When Boris Johnson became Conservative party leader last July he assembled a war cabinet with one battle in mind: Brexit.
Leading Brexiteers were put in pole positions as the doubters and disloyal were purged.
That summer re-shuffle was the most brutal clear out in living memory, with 17 cabinet ministers replaced.
It was Mr Johnson who began the Brexit revolution back in 2016 and in December he went on to win the war handsomely.
Now his task is to rule well.
With the battleground of Brexit in his rear view mirror the prime minister needs a different type of top team.
What he needs now is a delivery cabinet to turn his election promises into tangible policy.
The much-vaunted overhaul of the Whitehall government machine – from creating an expanded business department to a new standalone immigration and borders – has been put on the back burner for now.
Mr Johnson and his team know those who voted for them aren’t really interested in how the back office works, they’re interested in what is happening front of house.
The prime minister has promised new hospitals, more nurses, GP appointments, more police officers, new buses and bike lanes.
Despite banning the B-word, he also has the enormous task of preparing the UK for Brexit when the transition period ends in December and Britain moves into a new trading relationship – still to be negotiated – with the EU.
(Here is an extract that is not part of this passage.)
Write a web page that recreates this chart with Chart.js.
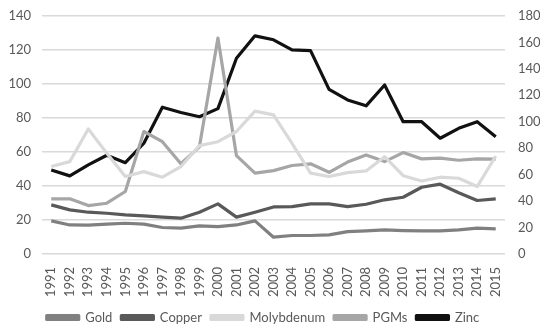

He has to try to strike a future trade deal with Brussels, as well as trying to secure new arrangements with the EU on aviation, the regulation of medicines, security, and data sharing.
The government will have to prepare for new bureaucracy around the borders – Michael Gove this week warned of checks and friction at ports and crossings – as well as building its own regulatory functions in Whitehall to replace those delegated from Brussels in a host of areas from medicines to chemicals.
It’s a daunting in-tray. With all that going on, the last thing the prime minister wants is a drastic change in his top team – which is why this cabinet reshuffle is expected to be moderate.
“This is the year of delivery,” is how one government figure put it to me. “We don’t need a revolution.”
This means that the big jobs are likely to go unchanged, with Chancellor Sajid Javid remaining in No 11, Dominic Raab staying at the Foreign Office and Priti Patel remaining home secretary.
Health Secretary Matt Hancock and Transport Secretary Grant Shapps are expected to stay in post.
Cabinet minister Oliver Dowden is expected to be promoted to cabinet – perhaps to culture secretary to replace Baroness Morgan, who is standing down.
The international development secretary Alok Sharma is also in line for promotion.
One thing to watch out for is whether the prime minister picks this moment to clear out some of the old allies who he kept closer to him when he was running a minority government, but who might be more dispensable to him now that he has a 80-strong majority.
One such figure being talked about is Ben Wallace, the defence secretary, who has been a long-term ally of the prime minister but who has clashed with No 10 over issues such as Huawei.
And what about the women?
David Cameron set himself a target of women accounting for a third of his government before becoming prime minister in 2010.
Mr Johnson isn’t doing that, neither is he expected to increase the number of women around his top table from the seven currently serving as full cabinet ministers (Cameron was rounded into for only getting to five back in 2014).
The numbers might not be improving around the cabinet table but there is expected to be a change of guard among the senior women.
Defence minister Anne-Marie Trevelyan is in line for a promotion, while prisons minister Lucy Frazer has also been rumoured as a possible contender for promotion.
Theresa Villiers, the environment secretary, is rumoured to be in danger along with Andrea Leadsom, the business secretary.
It will be in the junior ministerial ranks that Mr Johnson will try to push for better gender balance and build with a string of promotions that could result in a 50-50 split at this level.
Gillian Keegan, ministerial aide to the health secretary, is in line for promotion as is Suella Braverman, a former junior Brexit minister.
Further down the food chain, the government is going to try to do more to promote female talent by ensuring that 60% of the ministerial aide roles – the lowest rung on the ladder – are women by the summer (the figure is currently 18%).